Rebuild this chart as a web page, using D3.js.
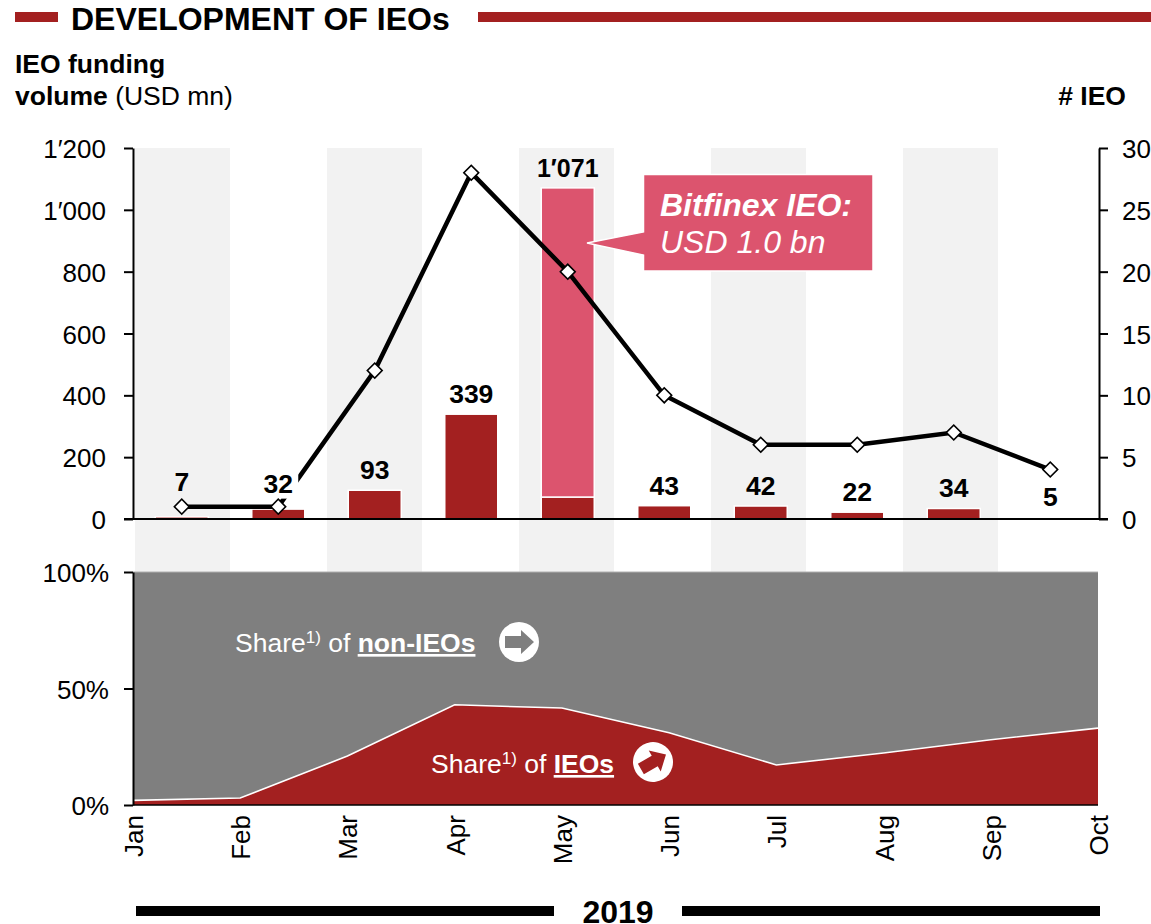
<!DOCTYPE html>
<html><head><meta charset="utf-8">
<script src="https://cdn.jsdelivr.net/npm/d3@7/dist/d3.min.js"></script>
<style>
html,body{margin:0;padding:0;background:#fff}
svg{display:block}
text{font-family:"Liberation Sans",Arial,sans-serif;fill:#000}
</style></head><body>
<svg id="c" width="1151" height="924"></svg>
<script>
const months=["Jan","Feb","Mar","Apr","May","Jun","Jul","Aug","Sep","Oct"];
const otherFunding=[7,32,93,339,71,43,42,22,34,5];
const bitfinexFunding=[0,0,0,0,1000,0,0,0,0,0];
const totalLabels=["7","32","93","339","1′071","43","42","22","34","5"];
const ieoCount=[1,1,12,28,20,10,6,6,7,4];
const ieoShare=[2,3,21,43,41.6,31,17.2,22.3,28,33];
const fundingTicks=[0,200,400,600,800,1000,1200];
const countTicks=[0,5,10,15,20,25,30];
const shareTicks=[0,50,100];
const RED="#a32020",PINK="#dc546e",GREY="#7f7f7f",BAND="#f2f2f2";

const svg=d3.select("#c");
const L=133,R=1098;
const x=d3.scaleBand().domain(months).range([133.5,1098.5]);
const xb=d3.scaleBand().domain(months).range([135,1095]);
const xp=d3.scalePoint().domain(months).range([L,R]);
const yF=d3.scaleLinear().domain([0,1200]).range([519,148]);
const yC=d3.scaleLinear().domain([0,30]).range([519,148]);
const yS=d3.scaleLinear().domain([0,100]).range([805,572]);
const fmt=v=>v>=1000?d3.format("d")(Math.floor(v/1000))+"′"+d3.format("03d")(v%1000):String(v);

// alternating bands
svg.append("g").selectAll("rect").data(months.filter((m,i)=>i%2===0)).join("rect")
  .attr("x",d=>xb(d)).attr("width",95).attr("y",yF(1200)).attr("height",yS(100)-yF(1200)).attr("fill",BAND);

// lower area chart
svg.append("path").datum(months).attr("fill",GREY)
  .attr("d",d3.area().x(d=>xp(d)).y0(yS(0)).y1(yS(100)));
svg.append("line").attr("x1",L).attr("x2",R).attr("y1",yS(100)).attr("y2",yS(100)).attr("stroke","#b0b0b0").attr("stroke-width",1);
const sh=months.map((m,i)=>({m,v:ieoShare[i]}));
svg.append("path").datum(sh).attr("fill",RED)
  .attr("d",d3.area().x(d=>xp(d.m)).y0(yS(0)).y1(d=>yS(d.v)));
svg.append("path").datum(sh).attr("fill","none").attr("stroke","#fff").attr("stroke-width",1.6)
  .attr("d",d3.line().x(d=>xp(d.m)).y(d=>yS(d.v)));

// bars
const bw=53;
const bars=svg.append("g").attr("stroke","#fff").attr("stroke-width",1.5);
bars.selectAll("rect.a").data(months).join("rect").attr("class","a")
  .attr("x",d=>x(d)+x.bandwidth()/2-bw/2).attr("width",bw)
  .attr("y",(d,i)=>yF(otherFunding[i])).attr("height",(d,i)=>yF(0)-yF(otherFunding[i])).attr("fill",RED);
bars.selectAll("rect.b").data(months.filter((m,i)=>bitfinexFunding[i]>0)).join("rect").attr("class","b")
  .attr("x",d=>x(d)+x.bandwidth()/2-bw/2).attr("width",bw)
  .attr("y",d=>{const i=months.indexOf(d);return yF(otherFunding[i]+bitfinexFunding[i]);})
  .attr("height",d=>{const i=months.indexOf(d);return yF(otherFunding[i])-yF(otherFunding[i]+bitfinexFunding[i]);}).attr("fill",PINK);

// callout
svg.append("path").attr("fill",PINK).attr("stroke","#fff").attr("stroke-width",1.5)
  .attr("d",`M643.5 174.5H873V271H643.5V255L587 243L643.5 232Z`);

// line
const lineData=months.map((m,i)=>({m,v:ieoCount[i]}));
const cx=d=>x(d)+x.bandwidth()/2;
svg.append("path").datum(lineData).attr("fill","none").attr("stroke","#000").attr("stroke-width",4.5)
  .attr("d",d3.line().x(d=>cx(d.m)).y(d=>yC(d.v)));

// white patch behind the Feb label
svg.append("rect").attr("x",cx("Feb")-16).attr("y",yC(1)-37).attr("width",36).attr("height",29).attr("fill","#fff");

// axes
function styleAxis(g){g.selectAll("path,line").attr("stroke","#000").attr("stroke-width",2);
  g.selectAll("text").attr("font-size",26).attr("fill","#000").attr("dy","0.37em");}
const ax=svg.append("g");
ax.append("g").attr("transform",`translate(${L},0)`).call(d3.axisLeft(yF).tickValues(fundingTicks).tickFormat(fmt).tickSize(9).tickSizeOuter(0).tickPadding(18)).call(styleAxis);
ax.append("g").attr("transform",`translate(${L},0)`).call(d3.axisLeft(yS).tickValues(shareTicks).tickFormat(d=>d+"%").tickSize(9).tickSizeOuter(0).tickPadding(15)).call(styleAxis);
ax.append("g").attr("transform",`translate(${R+1},0)`).call(d3.axisRight(yC).tickValues(countTicks).tickSize(9).tickSizeOuter(0).tickPadding(14)).call(styleAxis);
ax.append("line").attr("x1",L-9).attr("x2",R+10).attr("y1",yF(0)).attr("y2",yF(0)).attr("stroke","#000").attr("stroke-width",2);
ax.append("line").attr("x1",L).attr("x2",R).attr("y1",yS(0)).attr("y2",yS(0)).attr("stroke","#000").attr("stroke-width",1.5);

// x labels
svg.append("g").selectAll("text").data(months).join("text")
  .attr("transform",d=>`translate(${xp(d)+10},815) rotate(-90)`)
  .attr("text-anchor","end").attr("font-size",26).text(d=>d);

// diamonds
svg.append("g").selectAll("path").data(lineData).join("path")
  .attr("transform",d=>`translate(${cx(d.m)},${yC(d.v)}) rotate(45)`)
  .attr("d",d3.symbol(d3.symbolSquare,110)).attr("fill","#fff").attr("stroke","#000").attr("stroke-width",1.6);

// value labels
const lift={Jan:15,Feb:5};
svg.append("g").selectAll("text").data(months).join("text")
  .attr("x",cx).attr("y",(d,i)=>yF(otherFunding[i]+bitfinexFunding[i])-11-(lift[d]||0))
  .attr("text-anchor","middle").attr("font-size",(d,i)=>bitfinexFunding[i]>0?25:26.5).attr("font-weight","bold")
  .text((d,i)=>totalLabels[i]);

// callout text
const ct=svg.append("g");
ct.append("text").attr("x",660).attr("y",216).attr("font-size",32).attr("font-weight","bold").attr("font-style","italic").style("fill","#fff").text("Bitfinex IEO:");
ct.append("text").attr("x",660).attr("y",253).attr("font-size",32).attr("font-style","italic").style("fill","#fff").text("USD 1.0 bn");

// header
svg.append("rect").attr("x",15).attr("y",12).attr("width",43).attr("height",10).attr("fill",RED);
svg.append("rect").attr("x",478).attr("y",12).attr("width",673).attr("height",10).attr("fill",RED);
svg.append("text").attr("x",71).attr("y",30).attr("font-size",32).attr("font-weight","bold").text("DEVELOPMENT OF IEOs");
svg.append("text").attr("x",15).attr("y",73).attr("font-size",26.5).attr("font-weight","bold").text("IEO funding");
const t2=svg.append("text").attr("x",15).attr("y",105).attr("font-size",26.5);
t2.append("tspan").attr("font-weight","bold").text("volume");
t2.append("tspan").text(" (USD mn)");
svg.append("text").attr("x",1126).attr("y",105).attr("text-anchor","end").attr("font-size",26.5).attr("font-weight","bold").text("# IEO");

// share labels
function share(xp0,y,word){
  const t=svg.append("text").attr("x",xp0).attr("y",y).attr("font-size",26.5).style("fill","#fff");
  t.append("tspan").style("fill","#fff").text("Share");
  t.append("tspan").style("fill","#fff").attr("font-size",17).attr("dy",-9).text("1)");
  t.append("tspan").style("fill","#fff").attr("dy",9).text(" of ");
  t.append("tspan").style("fill","#fff").attr("font-weight","bold").attr("text-decoration","underline").text(word);
}
share(235,652,"non-IEOs");
share(431,773,"IEOs");
function arrow(cxp,cy,rot,col){
  const g=svg.append("g").attr("transform",`translate(${cxp},${cy}) rotate(${rot})`);
  g.append("circle").attr("r",20).attr("fill","#fff");
  g.append("path").attr("fill",col).attr("d","M-14 -6H2V-12L15 0L2 12V6H-14Z");
}
arrow(519,642,0,GREY);
arrow(653,762,-30,RED);

// footer
svg.append("rect").attr("x",136).attr("y",906).attr("width",418).attr("height",10).attr("fill","#000");
svg.append("rect").attr("x",682).attr("y",906).attr("width",418).attr("height",10).attr("fill","#000");
svg.append("text").attr("x",618).attr("y",923).attr("text-anchor","middle").attr("font-size",32).attr("font-weight","bold").text("2019");
</script>
</body></html>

> _Problem description_:
Identify which lines contain the word "chart" and copy each one.

> _Exercise output_:
Rebuild this chart as a web page, using D3.js.
// lower area chart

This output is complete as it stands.